Dive Brief:
- Shortages affecting the availability of Eli Lilly’s top-selling diabetes and weight-loss drugs have now been resolved, the Food and Drug Administration said Wednesday.
- Lilly has assured regulators that product availability and manufacturing capacity is enough to meet both current and projected demand in the U.S., the FDA said. The drugs, sold as Mounjaro and Zepbound, are both made from the active ingredient tirzepatide, which has been on the FDA’s shortage list for almost two years.
- The FDA’s announcement comes two months after the drugs were marked as “available” in the agency’s database. On Wednesday, the FDA put compounders on notice that the official resolution of the shortage means legal restrictions on making copies of the drugs will be back in place.
Dive Insight:
Mounjaro and Zepbound are part of the GLP-1 class of drugs that also includes Novo Nordisk’s Ozempic and Wegovy. The medicines’ powerful effects in fighting obesity, and many other related health problems, have supercharged a market that analysts say could reach $100 billion or more by 2030.
But demand for the new medications has far outstripped supply. Both Lilly and Novo Nordisk have been frantically working to increase production, with Lilly announcing a $5 billion investment in manufacturing capacity for the drugs in May.
While the drugs faced shortages, direct-to-consumer operators stepped in, taking advantage of rules that allow compounding pharmacies to make medicines with supply issues. Now that the shortage for Lilly is over, the FDA on Wednesday warned that facilities can’t make compounded drugs that simply copy agency-approved ones.

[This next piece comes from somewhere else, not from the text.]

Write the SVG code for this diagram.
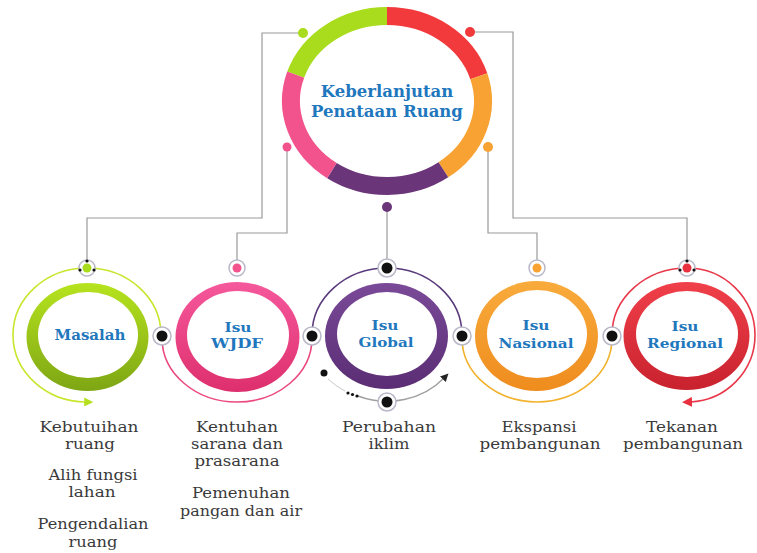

However, the law does allow exemptions in certain cases, including for compounded drugs that are personalized for a specific patient. And executives at one of the leading companies that relies on compounding, Hims and Hers, see that exception as a path for continued business.
“Our personalization dosages that exist on the platform today are offering fantastic high-touch care to patients that otherwise really wouldn’t be able to experience the benefits of GLP-1,” CEO Andrew Dudum told analysts on a conference call in August. “And I would expect in the future, in a post-shortage world, this also continues to exist for patients as an access point.”
Hims and Hers currently offer compounded versions of semaglutide, the active ingredient in Ozempic and Wegovy. The FDA’s database continues to list semaglutide in shortage.
The FDA warned consumers that there may still be local interruptions in supply of Mounjaro and Zepbound as manufacturers and distributors move the medicine to pharmacies around the country. Lilly has also warned patients of potentially “choppy” availability as shortages ease.